Note that there can be additional limitations on achievable bandwidth depending on the network. This is most apparent on Satellite and FW, followed by HFC.
UNI-DSL, covering those networks that use VDSL2 and require a VDSL2 modem (FTTN, FTTB). A user can be limited by the line rate, which depends on the quality of the copper phone wiring and distance to the node.
§ 188.8.131.52 For DSL services the Information Rate is limited to the lesser of the aggregate AVC bandwidth and the actual Line Rate on the UNI-DSL. Note also that for VDSL2 the Line Rate and Information Rate are subject to VDSL2 Ethernet over copper framing overheads as defined in the ITU-T VDSL2 specification G.993.2.
UNI-V is that is a voice-only product with very limited high-priority bandwidth (for VoIP) that is not available outside of FTTP and not supported by all RSPs. The UNI-V port is an ATA and provides only an analog phone connection to the user (VoIP/SIP is handled on the NBN/RSP side and not exposed).

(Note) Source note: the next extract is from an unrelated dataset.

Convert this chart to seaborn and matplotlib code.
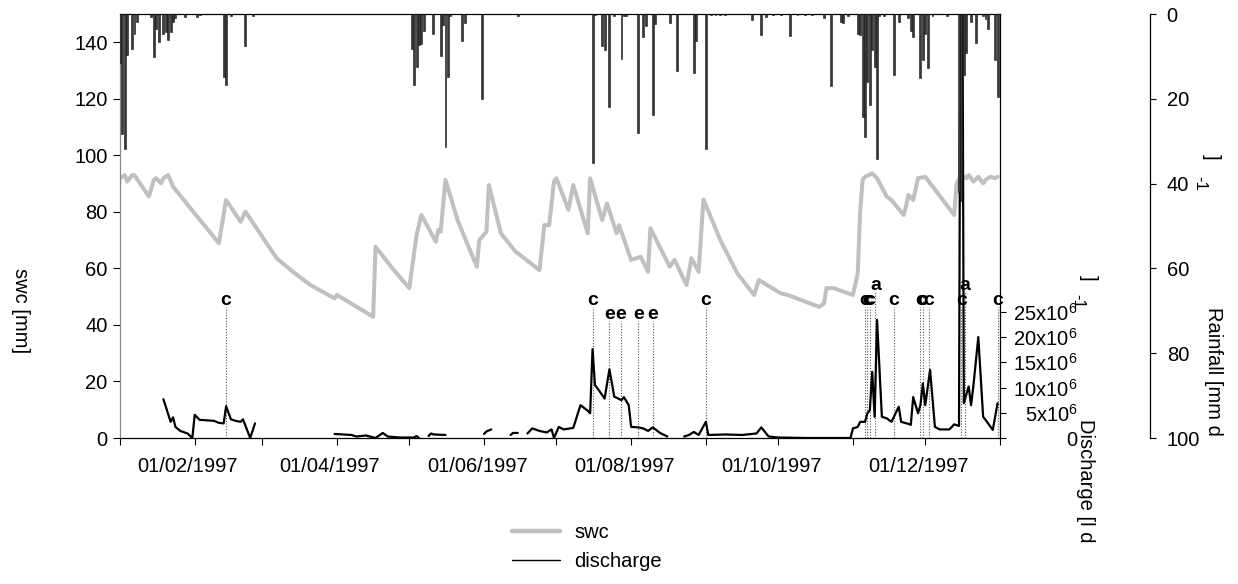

Pre-mid-2020, NBN policed traffic at the advertised AVC speeds, which resulted in lower observed speeds on common internet speed tests (e.g. speedtest.net, which uses either WebSockets or HTTP depending on browser). user1686 has already calculated these overheads as, roughly, 4.5-8%.

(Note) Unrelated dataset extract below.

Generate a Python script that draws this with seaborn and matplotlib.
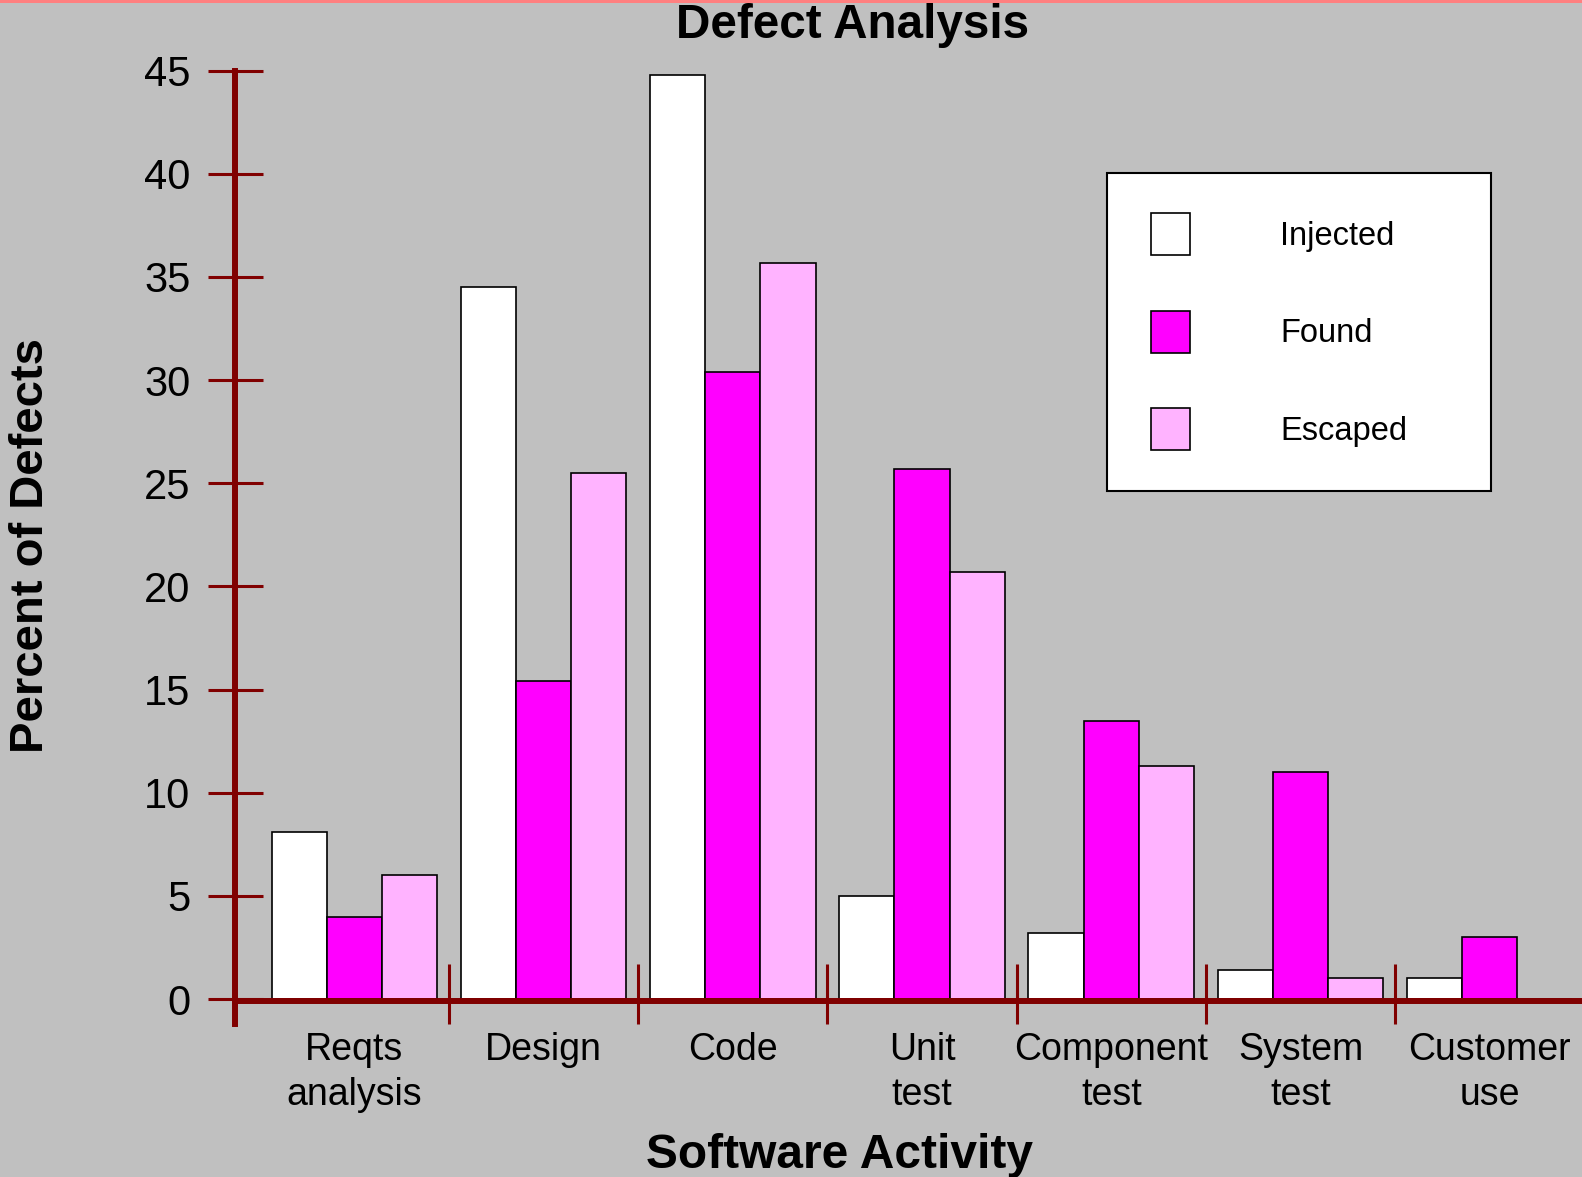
import numpy as np
import pandas as pd
import matplotlib
matplotlib.use("Agg")
import matplotlib.pyplot as plt
from matplotlib.patches import Patch, Rectangle
import seaborn as sns

# ---- data -------------------------------------------------------------
activities = ["Reqts\nanalysis", "Design", "Code", "Unit\ntest",
              "Component\ntest", "System\ntest", "Customer\nuse"]
series = ["Injected", "Found", "Escaped"]
injected = [8.1, 34.5, 44.8, 5.0, 3.2, 1.4, 1.0]
found = [4.0, 15.4, 30.4, 25.7, 13.5, 11.0, 3.0]
escaped = [6.0, 25.5, 35.7, 20.7, 11.3, 1.0, 0.0]
y_ticks = [0, 5, 10, 15, 20, 25, 30, 35, 40, 45]

# ---- style ------------------------------------------------------------
BG = "#c0c0c0"
DARK = "#800000"
colors = {"Injected": "#ffffff", "Found": "#ff00ff", "Escaped": "#ffb3ff"}
plt.rcParams["font.family"] = ["Liberation Sans", "DejaVu Sans"]

df = pd.DataFrame({
    "activity": np.repeat(activities, len(series)),
    "series": series * len(activities),
    "percent": np.ravel(np.column_stack([injected, found, escaped])),
})

W, H = 1582, 1177
fig = plt.figure(figsize=(W / 100, H / 100), dpi=100)
fig.patch.set_facecolor(BG)
ax = fig.add_axes([234.5 / W, 1 - 1024 / H, 1 - 234.5 / W, (1024 - 70.7) / H])
ax.set_facecolor(BG)

sns.barplot(data=df, x="activity", y="percent", hue="series",
            order=activities, hue_order=series, palette=colors,
            saturation=1, width=0.875, gap=0, edgecolor="black",
            linewidth=1.2, errorbar=None, legend=False, ax=ax, zorder=2)

ax.set_xlabel("")
ax.set_ylabel("")
ax.set_xlim(-0.634, 6.488)
ax.set_ylim(-1.21, 45)

# axes lines
for side in ("top", "right"):
    ax.spines[side].set_visible(False)
ax.spines["left"].set_color(DARK)
ax.spines["left"].set_linewidth(4.3)
ax.spines["bottom"].set_position(("data", -0.1))
ax.spines["bottom"].set_color(DARK)
ax.spines["bottom"].set_linewidth(4.3)
ax.spines["left"].set_zorder(3)
ax.spines["bottom"].set_zorder(3)

ax.set_yticks(y_ticks)
ax.tick_params(axis="y", direction="inout", length=39.6, width=2.2,
               color=DARK, labelsize=30, pad=12)
ax.tick_params(axis="x", length=0, labelsize=27, pad=22)
for lab in ax.get_xticklabels():
    lab.set_linespacing(1.35)

# group separators on the category axis
ax.vlines(np.arange(0.5, len(activities) - 1), -1.21, 1.70, colors=DARK,
          linewidth=2.2, clip_on=False, zorder=3)

# legend with its own box
box = Rectangle((1107 / W, 1 - 491 / H), (1491 - 1107) / W, (491 - 173) / H,
                transform=fig.transFigure, facecolor="white",
                edgecolor="black", linewidth=1.5, zorder=5, clip_on=False)
ax.add_artist(box)
handles = [Patch(facecolor=colors[s], edgecolor="black", linewidth=1.2, label=s)
           for s in series]
leg = ax.legend(handles=handles, loc="upper left",
                bbox_to_anchor=(1151 / W, 1 - 213 / H),
                bbox_transform=fig.transFigure, frameon=False,
                borderpad=0, borderaxespad=0, handlelength=1.2,
                handleheight=1.62, handletextpad=2.75, labelspacing=1.69,
                prop={"size": 23.5})
leg.set_zorder(6)

# titles
fig.text(852.6 / W, 1 - 38.5 / H, "Defect Analysis", ha="center",
         va="baseline", fontsize=34.3, fontweight="bold")
fig.text(839.4 / W, 1 - 1168 / H, "Software Activity", ha="center",
         va="baseline", fontsize=34.5, fontweight="bold")
fig.text(31 / W, 1 - 546 / H, "Percent of Defects", rotation=90,
         ha="center", va="center", fontsize=34, fontweight="bold")

# thin accent stripe along the top edge
fig.add_artist(Rectangle((0, 1 - 3 / H), 1, 3 / H, transform=fig.transFigure,
                         facecolor="#ff8080", edgecolor="none", zorder=10))

fig.savefig("out.png", dpi=100, facecolor=BG)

Around mid-2020, NBN started overprovisioning the downstream. Some documents from around that time describe this as:
For Home Fast and Home Superfast, nbn network management policers will provide an additional 15% overhead allowance to the AVC TC-4 downstream PIR at layer 2. This will allow End Users to potentially achieve a downstream speed on their network approximate to numerical value of the published layer 2 wholesale downstream PIR where nbn infrastructure has capacity.
This 15% overprovision is enough to ensure that common speed tests (over WSS/HTTP[S] payloads) should never show less than the advertised downstream AVC rates due to NBN traffic policing.